The purpose of this repository is to host benchmarks and prototypes, as well as serve as the main forum for an open initiative to greatly improve the performance of storing and retrieving data using popular database systems through common .NET data access APIs.

While we have achieved great performance gains in other areas, .NET still lags behind other platforms in data access benchmarks.

As an example, the TechEmpower Fortunes benchmark shows similar numbers across raw ADO.NET, Dapper and EF Core variations: throughput flatlines or even decreases as concurrent requests increase, which seems to indicate that bottlenecks are preventing efficient hardware utilization.

The performance of accessing databases using .NET should be much more competitive, and we (several people from Microsoft and the .NET developer community) are going to do something about it.

• Improve our understanding of how the performance of data access in .NET is affected by several factors (sensitivity analysis), in order to gain the ability to answer questions like these:

  • What prevents .NET from scaling in the TechEmpower Fortunes benchmark as the number of concurrent requests increases?
  • Why are EF Core results comparatively worse on a "cloud setup" but almost the same as raw data access on a "physical setup"?
  • What can cause the significant differences we observe between different ADO.NET providers (e.g.
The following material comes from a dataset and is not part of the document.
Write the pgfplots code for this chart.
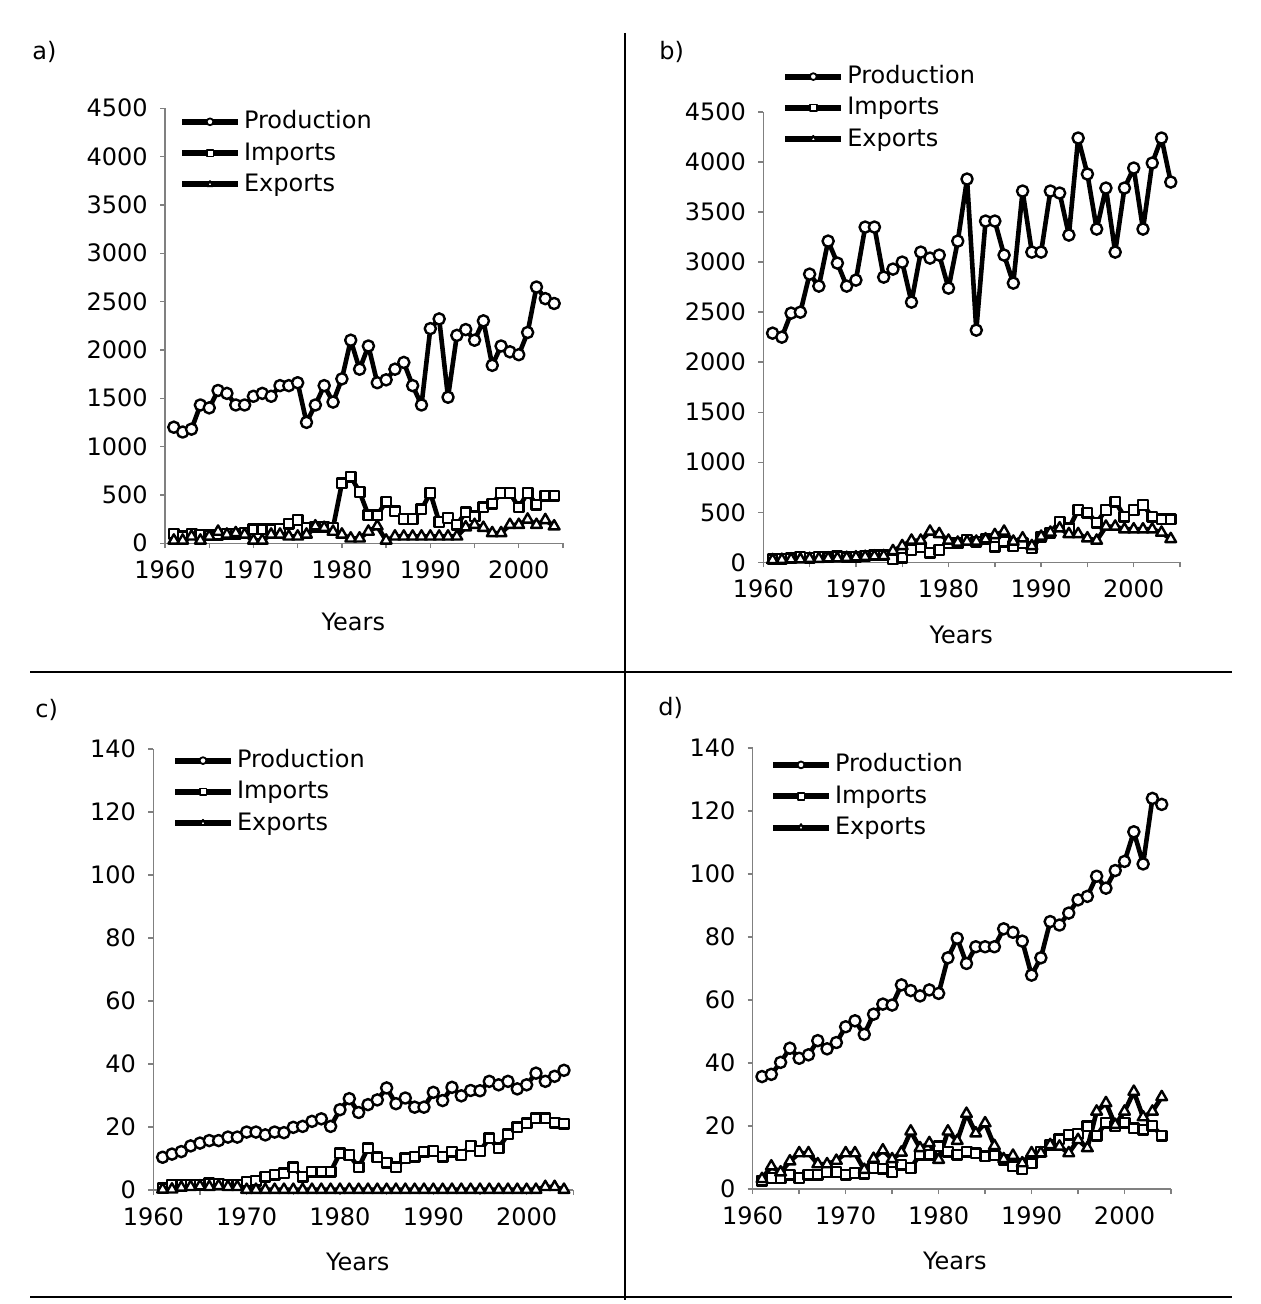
\documentclass[border=0pt]{standalone}
\usepackage{fontspec}
\setmainfont{DejaVu Sans}
\usepackage{pgfplots}
\usepackage{pgfplotstable}
\pgfplotsset{compat=1.18}

\pgfplotstableread{
year prod imp exp
1961 1200 100 28
1962 1150 70 28
1963 1180 100 70
1964 1430 90 28
1965 1400 80 70
1966 1580 90 120
1967 1550 100 90
1968 1430 100 105
1969 1430 110 90
1970 1520 145 28
1971 1550 145 28
1972 1520 145 90
1973 1630 150 90
1974 1630 200 70
1975 1660 240 70
1976 1250 160 90
1977 1430 170 175
1978 1630 170 160
1979 1460 160 120
1980 1700 620 90
1981 2100 690 50
1982 1800 530 50
1983 2040 290 120
1984 1660 290 175
1985 1690 430 28
1986 1800 330 70
1987 1870 250 70
1988 1630 250 70
1989 1430 350 70
1990 2220 520 70
1991 2320 220 70
1992 1510 260 70
1993 2150 190 70
1994 2210 320 165
1995 2100 280 190
1996 2300 370 160
1997 1840 410 105
1998 2040 520 105
1999 1980 520 190
2000 1950 370 190
2001 2180 520 245
2002 2650 400 190
2003 2530 490 240
2004 2480 490 175
}\dataA

\pgfplotstableread{
year prod imp exp
1961 2290 30 23
1962 2250 35 25
1963 2490 40 30
1964 2500 55 30
1965 2880 45 35
1966 2760 55 35
1967 3210 50 40
1968 2990 60 40
1969 2760 50 45
1970 2820 55 50
1971 3350 65 55
1972 3350 70 60
1973 2850 70 63
1974 2930 30 113
1975 3000 47 163
1976 2600 123 217
1977 3100 150 217
1978 3040 97 307
1979 3070 123 283
1980 2740 190 217
1981 3210 190 197
1982 3830 223 207
1983 2320 207 207
1984 3410 230 230
1985 3410 157 273
1986 3070 207 307
1987 2790 163 207
1988 3710 190 240
1989 3100 140 163
1990 3100 257 257
1991 3710 297 297
1992 3690 407 340
1993 3270 340 283
1994 4240 523 283
1995 3880 497 240
1996 3330 397 217
1997 3740 523 357
1998 3100 607 357
1999 3740 457 330
2000 3940 523 330
2001 3330 573 330
2002 3990 457 330
2003 4240 430 297
2004 3800 430 233
}\dataB

\pgfplotstableread{
year prod imp exp
1961 10.4 0.5 0.2
1962 11.4 1.6 0.2
1963 12.2 1.6 0.8
1964 14.0 1.6 1.0
1965 14.9 1.6 1.2
1966 15.7 2.1 1.0
1967 15.7 1.9 1.3
1968 16.8 1.6 1.0
1969 16.8 1.6 1.0
1970 18.4 2.7 0.1
1971 18.4 2.9 0.1
1972 17.5 4.2 0.1
1973 18.4 4.8 0.1
1974 18.2 5.3 0.1
1975 19.9 7.2 0.1
1976 20.2 4.2 0.1
1977 21.8 5.8 0.1
1978 22.6 5.8 0.1
1979 20.2 5.8 0.1
1980 25.5 11.7 0.1
1981 29.0 11.1 0.1
1982 24.6 7.2 0.1
1983 27.1 13.3 0.1
1984 28.6 10.4 0.1
1985 32.4 8.7 0.1
1986 27.4 7.2 0.1
1987 29.2 10.1 0.1
1988 26.3 10.6 0.1
1989 26.3 12.2 0.1
1990 31.0 12.4 0.1
1991 28.4 10.6 0.1
1992 32.6 12.2 0.1
1993 29.9 11.1 0.1
1994 31.6 14.0 0.1
1995 31.5 12.4 0.1
1996 34.5 16.4 0.1
1997 33.4 13.3 0.1
1998 34.5 17.7 0.1
1999 32.1 19.9 0.1
2000 33.4 21.2 0.1
2001 37.1 22.8 0.1
2002 34.5 22.8 1.0
2003 36.1 21.4 1.0
2004 38.0 21.0 0.1
}\dataC

\pgfplotstableread{
year prod imp exp
1961 35.7 2.7 3.2
1962 36.4 3.5 7.2
1963 40.2 3.5 5.3
1964 44.7 4.5 8.8
1965 41.5 3.5 11.4
1966 42.6 4.5 11.4
1967 47.1 4.5 7.9
1968 44.5 5.4 7.9
1969 46.5 5.4 9.0
1970 51.5 4.5 11.4
1971 53.4 5.1 11.4
1972 49.1 4.8 6.1
1973 55.5 6.7 9.6
1974 58.7 6.4 12.3
1975 58.4 5.4 9.5
1976 64.8 7.7 11.6
1977 63.0 6.7 18.3
1978 61.3 10.9 13.0
1979 63.2 10.9 14.6
1980 62.1 13.5 9.3
1981 73.4 11.9 18.3
1982 79.6 10.9 15.3
1983 71.6 11.9 23.9
1984 76.9 11.4 17.7
1985 76.9 10.4 20.9
1986 76.9 10.7 13.7
1987 82.6 9.3 9.5
1988 81.5 7.2 10.6
1989 78.7 6.3 8.2
1990 67.9 8.2 11.4
1991 73.4 11.9 11.4
1992 84.9 14.0 14.0
1993 83.8 15.8 13.5
1994 87.6 17.2 11.4
1995 91.8 17.5 15.6
1996 92.9 19.9 13.0
1997 99.3 16.9 24.6
1998 95.5 21.1 27.3
1999 101.1 19.9 20.4
2000 104.0 21.1 24.6
2001 113.4 19.3 30.9
2002 103.2 18.8 22.8
2003 124.0 20.1 24.6
2004 122.1 16.9 29.2
}\dataD

\pgfplotsset{
  panel/.style={
    scale only axis,
    clip=false,
    axis x line=bottom, axis y line=left,
    axis line style={-, draw=gray, line width=0.7pt},
    xmin=1960, xmax=2005,
    xtick={1960,1965,...,2005},
    xticklabels={1960,,1970,,1980,,1990,,2000,},
    tick align=outside,
    major tick length=2.5pt,
    tick style={draw=gray, line width=0.7pt},
    tick label style={font=\fontsize{12}{14}\selectfont},
    /pgf/number format/assume math mode=true,
    /pgf/number format/1000 sep={},
    xticklabel style={anchor=north, inner sep=0pt, yshift=-6pt},
    yticklabel style={anchor=east, inner sep=0pt, xshift=-6pt},
    xlabel={Years},
    xlabel style={font=\fontsize{12}{14}\selectfont, at={(axis description cs:0.5,0)}, anchor=center},
    legend style={draw=none, fill=none, inner sep=0pt, outer sep=0pt,
      font=\fontsize{12}{14}\selectfont,
      at={(0,1)}, anchor=north west,
      row sep=2.65pt, column sep=1.5pt,
      nodes={inner sep=0pt, text height=10pt, text depth=3pt}},
    legend cell align=left,
    legend image code/.code={%
      \draw[##1, mark=none, line width=3pt] (0pt,0pt) -- (28pt,0pt);%
      \draw[##1, mark size=1.7pt, mark options={solid, fill=white, draw=black, line width=0.9pt}] plot coordinates {(14pt,0pt)};%
    },
  },
  prod/.style={black, line width=2.3pt, line join=round, mark=*, mark size=2.8pt, mark options={solid, fill=white, draw=black, line width=1.2pt}},
  imp/.style={black, line width=2.3pt, line join=round, mark=square*, mark size=2.4pt, mark options={solid, fill=white, draw=black, line width=1.2pt}},
  expo/.style={black, line width=2.3pt, line join=round, mark=triangle*, mark size=3.1pt, mark options={solid, fill=white, draw=black, line width=1.2pt}},
}

\begin{document}
\begin{tikzpicture}
\path[use as bounding box] (0pt,0pt) rectangle (630pt,-652pt);

% separators
\draw[line width=1.2pt] (312.5pt,-16.5pt) -- (312.5pt,-650pt);
\draw[line width=1.2pt] (15pt,-336pt) -- (616pt,-336pt);
\draw[line width=1.2pt] (15pt,-648.5pt) -- (616pt,-648.5pt);

% panel labels
\node[anchor=west, inner sep=0pt, font=\fontsize{12}{14}\selectfont] at (16pt,-26pt) {a)};
\node[anchor=west, inner sep=0pt, font=\fontsize{12}{14}\selectfont] at (329.5pt,-26pt) {b)};
\node[anchor=west, inner sep=0pt, font=\fontsize{12}{14}\selectfont] at (17.5pt,-355pt) {c)};
\node[anchor=west, inner sep=0pt, font=\fontsize{12}{14}\selectfont] at (329pt,-354pt) {d)};

% panel a
\begin{axis}[panel, at={(82.5pt,-271.6pt)}, anchor=south west,
  width=199pt, height=217.5pt, ymin=0, ymax=4500, ytick={0,500,...,4500},
  xlabel style={xshift=-5.3pt, yshift=-39.2pt},
  legend style={xshift=7pt, yshift=-0.3pt}]
\addplot[prod] table[x=year,y=prod] {\dataA};
\addplot[imp] table[x=year,y=imp] {\dataA};
\addplot[expo] table[x=year,y=exp] {\dataA};
\legend{Production,Imports,Exports}
\end{axis}

% panel b
\begin{axis}[panel, at={(381.65pt,-281.15pt)}, anchor=south west,
  width=208.35pt, height=225.15pt, ymin=0, ymax=4500, ytick={0,500,...,4500},
  xlabel style={xshift=-5.2pt, yshift=-36.35pt},
  legend style={xshift=9.5pt, yshift=24.2pt}]
\addplot[prod] table[x=year,y=prod] {\dataB};
\addplot[imp] table[x=year,y=imp] {\dataB};
\addplot[expo] table[x=year,y=exp] {\dataB};
\legend{Production,Imports,Exports}
\end{axis}

% panel c
\begin{axis}[panel, at={(76.65pt,-595pt)}, anchor=south west,
  width=210pt, height=220.5pt, ymin=0, ymax=140, ytick={0,20,...,140},
  xlabel style={xshift=-2.75pt, yshift=-35.85pt},
  legend style={xshift=9.35pt, yshift=0.7pt}]
\addplot[prod] table[x=year,y=prod] {\dataC};
\addplot[imp] table[x=year,y=imp] {\dataC};
\addplot[expo] table[x=year,y=exp] {\dataC};
\legend{Production,Imports,Exports}
\end{axis}

% panel d
\begin{axis}[panel, at={(376.35pt,-594.5pt)}, anchor=south west,
  width=209.15pt, height=220.5pt, ymin=0, ymax=140, ytick={0,20,...,140},
  xlabel style={xshift=-3.5pt, yshift=-36pt},
  legend style={xshift=8.65pt, yshift=-1.95pt}]
\addplot[prod] table[x=year,y=prod] {\dataD};
\addplot[imp] table[x=year,y=imp] {\dataD};
\addplot[expo] table[x=year,y=exp] {\dataD};
\legend{Production,Imports,Exports}
\end{axis}
\end{tikzpicture}
\end{document}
SqlClient, Npgsql, MySqlConnect)?
  • How does our performance on Linux compare to Windows?
  • How async compares to sync for different number of concurrent requests?
  • How does our scalability improve when adding processors?

• Identify and remove bottlenecks so that .NET can be much more competitive on data access performance

• Identify additional common scenarios that our own benchmarks or TechEmpower could track

• Come up with novel ways to increase performance as well as learn about clever things other platforms are doing to be more efficient in common scenarios

Here are some general ideas we have discussed:

• Everything is on the table right now:

  • Although ideally we will find ways to speed up existing APIs (and hence existing application code that consumes those APIs) without changing their contracts, we will not stop there. E.g. if we find any API pattern in ADO.NET which fundamentally prevents writing code that reaches optimal performance, we will try to come up with better patterns.
  • We will be taking a deeper look at the networking code in database drivers: Although purely managed code solutions have several advantages, we will try with (and learn from) whatever makes things faster, including native APIs.
  • We must assume that we don't know much about what makes a data access APIs really fast (otherwise we wouldn't need to do this work, right?). For this reason we need to keep an open mind when looking at alternative lines of investigation, regardless of whether they have or not been tried before.

• Performance baselines: for each type of database we will test, we'll need to identify an API or tool which we can rely on to produce performance results that we can assume equivalent to the theoretical optimal performance. E.g. for PostgreSQL we are using pgbench. We will execute this on any machine/database setup we use, to find a baseline we can compare all other results of the same setup against.

• Strive for easily reproducible tests: Anyone should be able to clone and run our tests with minimal effort on their own machine setup. We have had good results using Docker for this, as the overhead seems to be usually low and the results still representative.